Elutriation and patience are what makes this teapot extra special. It is a yokode kyūsu, or side-handle teapot, made by Gafu Ito. Still in his early 30’s, he works independently in his home city of Tokoname. He emphasizes firing with the right soil, and by this he means a process of preparation that can take up to two years. The clay is harvested in the nearby Chita Peninsula and elutriated with a sieve daily to separate different sized particles and remove only the smallest particles every day. This is done for half a year. The water with accumulated smallest daily particles is transferred to an unglazed jar to slowly seep away and evaporate, and then subdivided into smaller pots over a further 3-4 month period. After a year of removing moisture and resting, a hardened clay has formed which is ready to work with. Only then is the teapot made, before it is wood fired. This whole process, up to packing the teapot, is done by Gafu Ito himself as a matter of principle, and he also insists on making only his own designs and not necessarily what is in vogue.
The teapot uses a "sasami" or ceramic mesh strainer as part of the body, to ensure good filtration of tea leaves while still pouring easily. It is ideal for regular or deep steamed Japanese or other leaf teas and can also easily accommodate a tea bag.
It comes in a silver-grey colour with an unglazed texture.

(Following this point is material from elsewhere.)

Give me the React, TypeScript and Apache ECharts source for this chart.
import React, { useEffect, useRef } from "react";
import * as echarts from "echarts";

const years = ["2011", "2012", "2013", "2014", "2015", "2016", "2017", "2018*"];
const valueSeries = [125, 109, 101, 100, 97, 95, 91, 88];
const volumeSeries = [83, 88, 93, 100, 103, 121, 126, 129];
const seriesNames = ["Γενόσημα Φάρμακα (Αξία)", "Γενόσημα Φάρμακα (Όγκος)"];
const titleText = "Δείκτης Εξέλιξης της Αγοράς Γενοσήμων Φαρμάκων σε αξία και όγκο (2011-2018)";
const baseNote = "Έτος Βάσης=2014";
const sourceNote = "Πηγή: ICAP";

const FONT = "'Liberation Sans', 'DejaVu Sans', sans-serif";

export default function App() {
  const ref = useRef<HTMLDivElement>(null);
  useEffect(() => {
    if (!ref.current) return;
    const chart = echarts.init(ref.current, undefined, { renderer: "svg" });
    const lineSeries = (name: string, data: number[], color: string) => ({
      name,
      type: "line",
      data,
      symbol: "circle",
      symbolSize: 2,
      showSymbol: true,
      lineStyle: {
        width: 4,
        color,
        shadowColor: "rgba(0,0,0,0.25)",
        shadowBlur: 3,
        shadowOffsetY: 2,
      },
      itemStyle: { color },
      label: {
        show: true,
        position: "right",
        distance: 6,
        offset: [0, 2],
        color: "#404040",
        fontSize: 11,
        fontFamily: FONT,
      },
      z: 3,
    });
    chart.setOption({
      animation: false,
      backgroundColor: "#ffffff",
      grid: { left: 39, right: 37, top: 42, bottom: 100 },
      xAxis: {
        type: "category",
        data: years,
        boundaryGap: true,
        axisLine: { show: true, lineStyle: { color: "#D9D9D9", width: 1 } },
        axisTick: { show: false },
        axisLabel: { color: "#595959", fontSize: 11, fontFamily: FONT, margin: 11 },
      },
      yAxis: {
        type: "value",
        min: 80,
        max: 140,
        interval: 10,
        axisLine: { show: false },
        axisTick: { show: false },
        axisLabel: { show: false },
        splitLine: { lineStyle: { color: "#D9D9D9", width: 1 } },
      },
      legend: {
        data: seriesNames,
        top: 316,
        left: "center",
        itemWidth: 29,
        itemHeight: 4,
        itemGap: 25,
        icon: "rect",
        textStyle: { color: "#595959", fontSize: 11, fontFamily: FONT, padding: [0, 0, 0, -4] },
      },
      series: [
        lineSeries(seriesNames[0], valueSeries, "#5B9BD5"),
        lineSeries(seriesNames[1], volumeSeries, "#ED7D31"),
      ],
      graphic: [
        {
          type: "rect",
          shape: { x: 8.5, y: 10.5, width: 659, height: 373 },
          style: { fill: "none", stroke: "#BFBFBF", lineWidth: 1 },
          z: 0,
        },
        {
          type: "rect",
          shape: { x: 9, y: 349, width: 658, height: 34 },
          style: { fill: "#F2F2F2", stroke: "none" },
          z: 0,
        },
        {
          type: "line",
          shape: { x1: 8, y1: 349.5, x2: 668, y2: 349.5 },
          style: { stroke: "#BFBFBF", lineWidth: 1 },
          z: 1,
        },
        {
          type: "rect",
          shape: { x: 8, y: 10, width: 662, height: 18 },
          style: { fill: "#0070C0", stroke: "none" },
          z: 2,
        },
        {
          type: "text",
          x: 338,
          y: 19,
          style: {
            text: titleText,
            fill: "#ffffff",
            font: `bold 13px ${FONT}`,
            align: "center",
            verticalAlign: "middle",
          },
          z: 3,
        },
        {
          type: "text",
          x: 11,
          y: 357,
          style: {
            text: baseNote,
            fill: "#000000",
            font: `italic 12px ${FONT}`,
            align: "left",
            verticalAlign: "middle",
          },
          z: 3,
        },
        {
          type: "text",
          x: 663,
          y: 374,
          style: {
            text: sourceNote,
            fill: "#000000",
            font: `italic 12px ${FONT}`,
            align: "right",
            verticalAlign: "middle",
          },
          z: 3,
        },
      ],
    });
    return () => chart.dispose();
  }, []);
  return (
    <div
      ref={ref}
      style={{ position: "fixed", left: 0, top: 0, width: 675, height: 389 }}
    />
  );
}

Volume: 250ml (approximately)
Packaging: cardboard box
Tokoname is the location of one of Japan’s Six Ancient Kilns, with a ceramics history dating back to the 12th Century. Over the years it has become famous for bonsai and shochu pots, and its distinctive teapots, including red clay teapots. It is also the largest producer of maneki neko (beckoning cats) in Japan, with interesting variations dotting the access road from the train station.